Tuesday, Christmas Eve, was a full practice day.
Wednesday, Macdonald had planned to give his players most of the morning off to be with families and loved ones on Christmas. They will have an 11 a.m. practice Wednesday, later than usual.
“Look, at the end of the day, football doesn’t rank first on the hierarchy of needs here,” said Macdonald, who has a wife and newborn baby boy at home. “It’s really important for our players and our coaches to be home with their families.
“We’ll start later on Wednesday.”
Wednesday afternoon the Seahawks will fly to Chicago for the game Thursday against the Bears at Soldier Field (5:15 p.m., Amazon Prime).
Running back injuries
Macdonald said he had no update on the imaging tests the coach had said lead running back Kenneth Walker was getting Sunday night on his injured ankle. Walker left the Vikings game in the fourth quarter and did not return.

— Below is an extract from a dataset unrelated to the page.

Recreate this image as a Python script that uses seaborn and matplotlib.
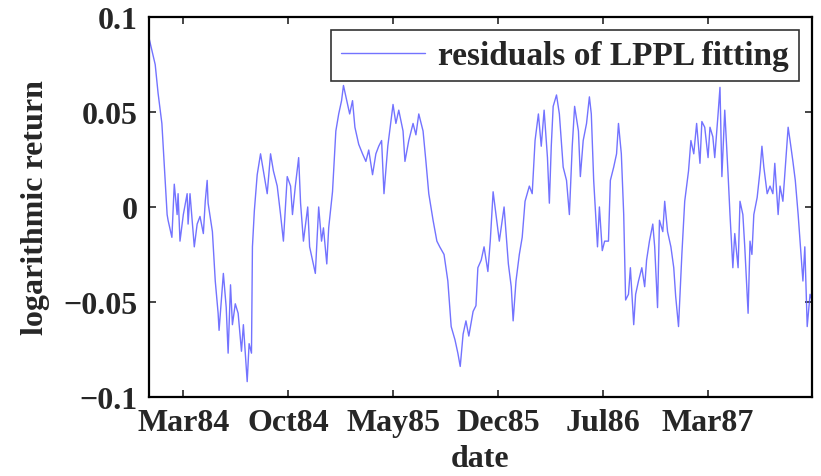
import numpy as np
import pandas as pd
import seaborn as sns
import matplotlib
matplotlib.use("Agg")
import matplotlib.pyplot as plt
import matplotlib.dates as mdates

sns.set_style("ticks")
plt.rcParams['font.family'] = ['Liberation Serif', 'DejaVu Serif']
plt.rcParams['font.weight'] = 'bold'

# days since 1983-12-21, values of the residuals
start_date = "1983-12-21"
days = [0, 13, 19, 27, 34, 38, 40, 48, 53, 59,
        61, 65, 72, 80, 82, 86, 95, 101, 107, 114,
        118, 122, 124, 133, 139, 145, 147, 156, 162, 166,
        171, 175, 181, 187, 194, 198, 206, 210, 215, 217,
        221, 227, 234, 240, 248, 255, 261, 269, 276, 282,
        290, 297, 301, 307, 314, 318, 324, 333, 337, 343,
        349, 356, 362, 366, 373, 377, 385, 392, 398, 404,
        408, 415, 421, 427, 432, 440, 448, 455, 461, 469,
        476, 482, 488, 493, 501, 505, 512, 518, 524, 533,
        537, 545, 554, 560, 566, 575, 581, 587, 596, 604,
        610, 619, 627, 634, 642, 648, 653, 659, 665, 671,
        680, 686, 690, 697, 703, 711, 716, 722, 726, 735,
        741, 745, 754, 760, 764, 770, 777, 783, 789, 798,
        804, 810, 817, 823, 829, 836, 840, 844, 848, 855,
        861, 869, 876, 882, 888, 893, 901, 905, 911, 918,
        924, 928, 933, 937, 941, 945, 951, 956, 964, 968,
        975, 981, 985, 991, 996, 1000, 1006, 1010, 1017, 1021,
        1027, 1034, 1040, 1044, 1050, 1057, 1061, 1067, 1071, 1078,
        1082, 1088, 1095, 1101, 1105, 1111, 1118, 1124, 1132, 1137,
        1143, 1149, 1156, 1160, 1166, 1173, 1177, 1183, 1187, 1194,
        1198, 1202, 1208, 1215, 1219, 1225, 1229, 1236, 1240, 1246,
        1250, 1257, 1261, 1265, 1269, 1276, 1282, 1286, 1290, 1297,
        1303, 1309, 1313, 1320, 1324, 1330, 1335, 1341, 1345, 1351,
        1356, 1362, 1366, 1372, 1376, 1381, 1387, 1391]

residuals = [0.089, 0.075, 0.060, 0.044, 0.014, -0.004, -0.007, -0.016, 0.012, -0.004,
             0.007, -0.018, -0.004, 0.007, -0.009, 0.007, -0.021, -0.009, -0.005, -0.014,
             0.003, 0.014, 0.002, -0.013, -0.039, -0.056, -0.065, -0.035, -0.053, -0.077,
             -0.041, -0.062, -0.051, -0.056, -0.076, -0.062, -0.092, -0.072, -0.077, -0.021,
             -0.002, 0.017, 0.028, 0.019, 0.007, 0.028, 0.019, 0.011, -0.004, -0.018,
             0.016, 0.011, -0.004, 0.011, 0.026, 0.002, -0.018, 0.000, -0.021, -0.028,
             -0.035, 0.000, -0.018, -0.011, -0.030, -0.011, 0.008, 0.040, 0.049, 0.056,
             0.064, 0.056, 0.049, 0.056, 0.042, 0.033, 0.028, 0.024, 0.030, 0.017,
             0.028, 0.032, 0.035, 0.007, 0.032, 0.040, 0.054, 0.044, 0.051, 0.040,
             0.024, 0.035, 0.044, 0.038, 0.049, 0.040, 0.024, 0.007, -0.007, -0.018,
             -0.021, -0.025, -0.039, -0.063, -0.070, -0.077, -0.084, -0.067, -0.060, -0.068,
             -0.055, -0.052, -0.032, -0.028, -0.021, -0.034, -0.018, 0.008, 0.000, -0.018,
             -0.007, 0.000, -0.030, -0.042, -0.060, -0.039, -0.025, -0.016, 0.003, 0.011,
             0.007, 0.035, 0.049, 0.032, 0.051, 0.026, 0.002, 0.032, 0.053, 0.059,
             0.049, 0.021, 0.014, -0.004, 0.032, 0.053, 0.040, 0.016, 0.035, 0.044,
             0.058, 0.049, 0.014, -0.004, -0.021, 0.000, -0.023, -0.018, -0.018, 0.014,
             0.021, 0.028, 0.044, 0.028, -0.004, -0.049, -0.046, -0.032, -0.062, -0.046,
             -0.039, -0.032, -0.042, -0.028, -0.018, -0.009, -0.021, -0.053, -0.007, -0.013,
             0.003, -0.013, -0.021, -0.032, -0.047, -0.063, -0.025, 0.003, 0.019, 0.035,
             0.028, 0.044, 0.023, 0.045, 0.042, 0.026, 0.042, 0.037, 0.026, 0.049,
             0.063, 0.016, 0.051, 0.017, -0.004, -0.032, -0.014, -0.032, 0.003, -0.004,
             -0.021, -0.056, -0.018, -0.025, -0.004, 0.005, 0.019, 0.032, 0.021, 0.007,
             0.011, 0.007, 0.023, -0.004, 0.011, 0.003, 0.021, 0.042, 0.035, 0.024,
             0.014, -0.004, -0.018, -0.039, -0.021, -0.063, -0.046, -0.049]

tick_start = "1984-03-02"
tick_step_days = 220
n_ticks = 6
yticks = [-0.1, -0.05, 0, 0.05, 0.1]
ytick_labels = ["\u22120.1", "\u22120.05", "0", "0.05", "0.1"]

assert len(days) == len(residuals)
dates = pd.Timestamp(start_date) + pd.to_timedelta(days, unit="D")
df = pd.DataFrame({"date": dates, "resid": residuals})

fig = plt.figure(figsize=(8.21, 4.77), dpi=100)
ax = fig.add_axes([0.1815, 0.166, 0.8075, 0.796])

sns.lineplot(data=df, x="date", y="resid", ax=ax, color="#5a5aff", lw=1.0,
             alpha=0.85, label="residuals of LPPL fitting")

ax.set_xlim(dates[0], dates[-1])
ax.set_ylim(-0.1, 0.1)
ticks = pd.date_range(tick_start, periods=n_ticks, freq="%dD" % tick_step_days)
ax.set_xticks(ticks)
ax.xaxis.set_major_formatter(mdates.DateFormatter("%b%y"))
ax.set_yticks(yticks)
ax.set_yticklabels(ytick_labels)
ax.tick_params(direction="in", length=5, width=1.2, top=True, right=True,
               labelsize=23)
ax.tick_params(axis="x", pad=8)
ax.tick_params(axis="y", pad=8)
for lab in ax.get_xticklabels() + ax.get_yticklabels():
    lab.set_fontweight("bold")
for s in ax.spines.values():
    s.set_linewidth(1.6)
    s.set_color("black")

ax.set_xlabel("date", fontsize=23, fontweight="bold", labelpad=5)
ax.set_ylabel("logarithmic return", fontsize=23, fontweight="bold", labelpad=10)

leg = ax.legend(loc="upper right", fontsize=24, frameon=True, fancybox=False,
                edgecolor="black", handlelength=2.5, borderaxespad=0.4,
                borderpad=0.3, handletextpad=0.4)
leg.get_frame().set_linewidth(1.2)
for t in leg.get_texts():
    t.set_fontweight("bold")

fig.savefig("out.png", dpi=100, facecolor="white")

He had 31 yards on eight carries, plus eight catches on eight pass targets for 28 yards receiving. Offensive coordinator Ryan Grubb stopped trying to run him at Minnesota and had Geno Smith throw short passes to Walker to get the running back the ball in the open field.
Walker had missed the previous two games with a calf injury.
Number-two back Zach Charbonnet injured his elbow during the loss to the Vikings. The Seahawks listed him as non-participant in a league-required estimate for a Thursday game if they had practiced on Monday.
“He was limited during the game,” Macdonald said, “but signs are positive with Zach right now.”
Extra Points
• Macdonald on Geno Smith, 31 of 43 passing for 314 yards, three touchdowns, two interceptions and two sacks against Minnesota, including a killer, 7-yard one from the Vikings 36-yard line with 3 minutes left that pushed Seattle out range for a realistic field-goal chance for Jason Myers to tie the game late: “I thought he played good enough to win the game.” The coach also said of Smith: “Everyone wants to talk about the interceptions, and rightly so.”
• Asked how his offensive line played against a Vikings defense that entered Sunday fourth in the NFL in sacks: “The first 75% of the game I thought we handled that very well. …Then at the end we probably gave up too many pressures.”
• Macdonald did not want to detail what happened on Seattle’s final offensive play of the Vikings game, Smith’s interception deep right with 55 seconds left from his own 12-yard line. Smith threw in the direction of DK Metcalf. Metcalf ran a deep route, turned and then didn’t react to the pass. “We’ll get that fixed in house,” the coach said.
• Of Grubb’s 13 called running plays to running backs and 45 drop backs to pass against the Vikings, Macdonald said: “Some of the things Minnesota was doing got us out of runs early in the game… There’s more going on than just called runs and called passes.”